Kitchener decided to expand the regular Army by enlisting a new contingent of wartime volunteers. Each man would sign up for new “general service”. These Service terms dictated that every man who signed up would be bound to serve for three years, or for the duration of the War (whichever was the longer). On 6 August, Kitchener received his approval and Parliament sanctioned a long-term increase in the size of the Army.

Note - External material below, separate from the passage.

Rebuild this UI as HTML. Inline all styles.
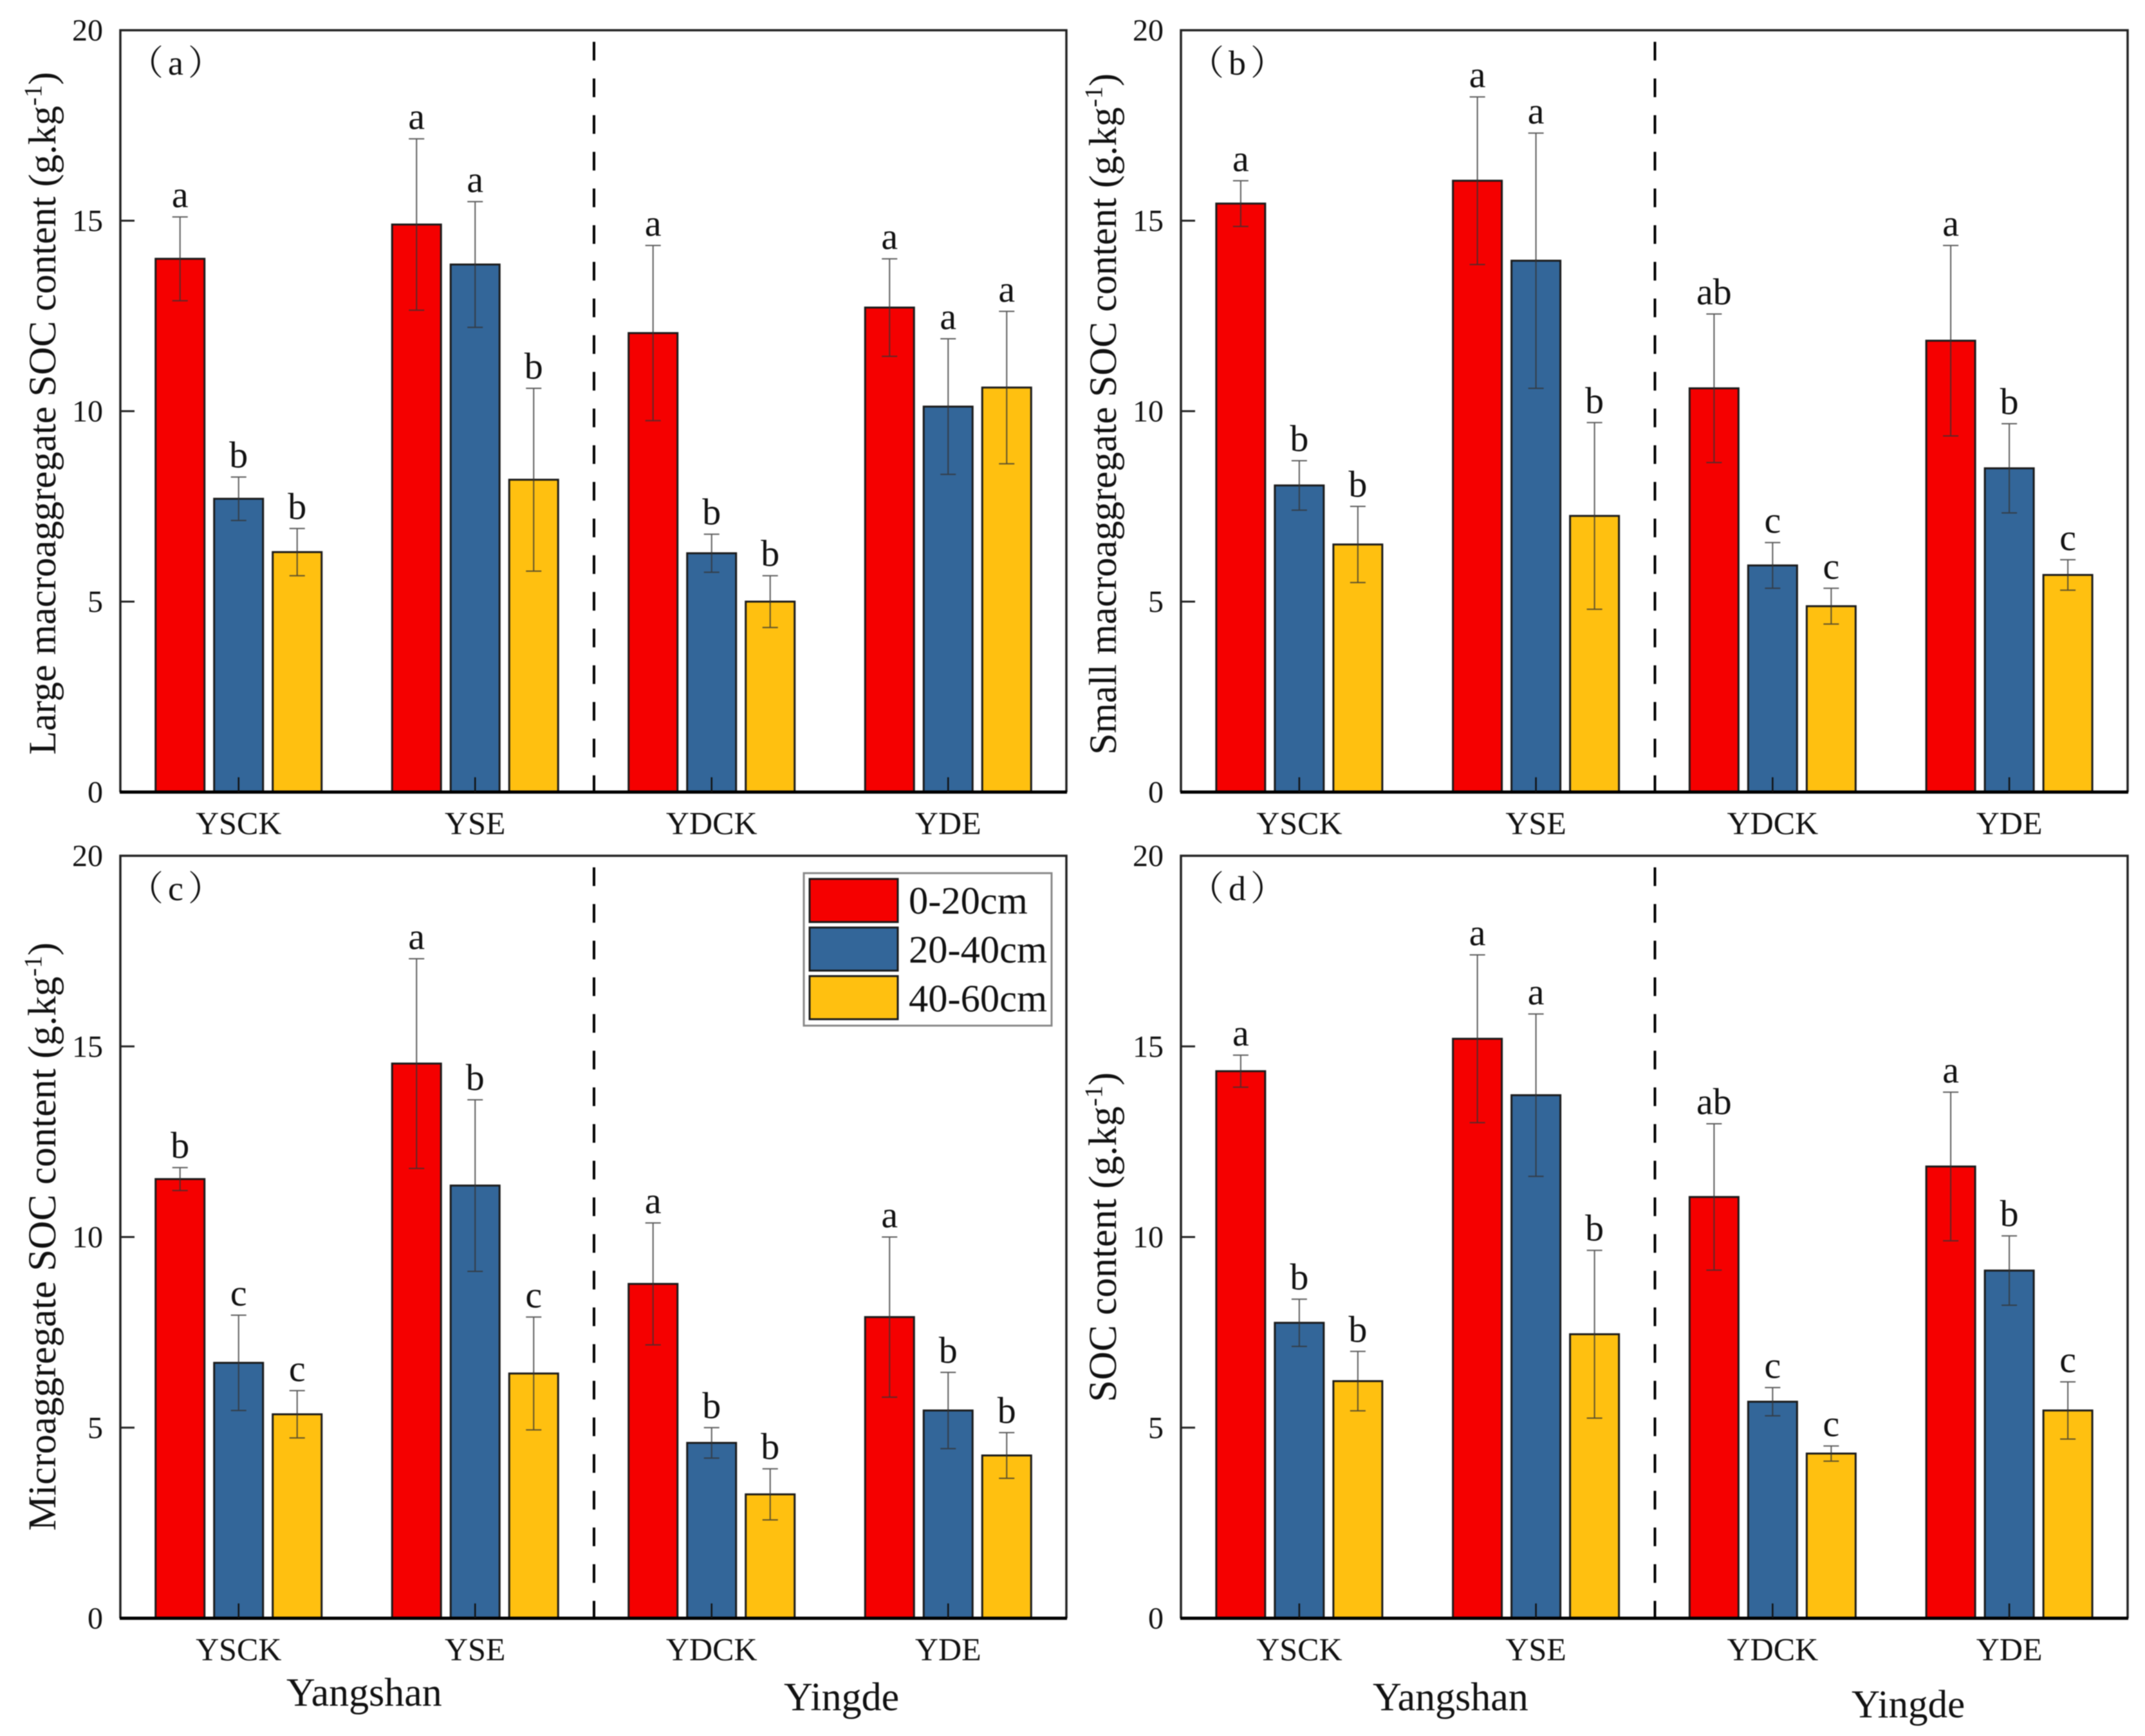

On 11 August 1914 the call was made for the first 100,000 men to join this new Army. ‘Your King and Country need you: a call to arms’ explained the new terms of service. The target figure of 100,000 was reached within the first two weeks of the call being sent out. A follow-up order from the Army (324) on 21 August 1914 detailed how these new ‘volunteers’ would be organised. They were to be structured into six new Divisions that would be collectively known as Kitchener’s Army or K1.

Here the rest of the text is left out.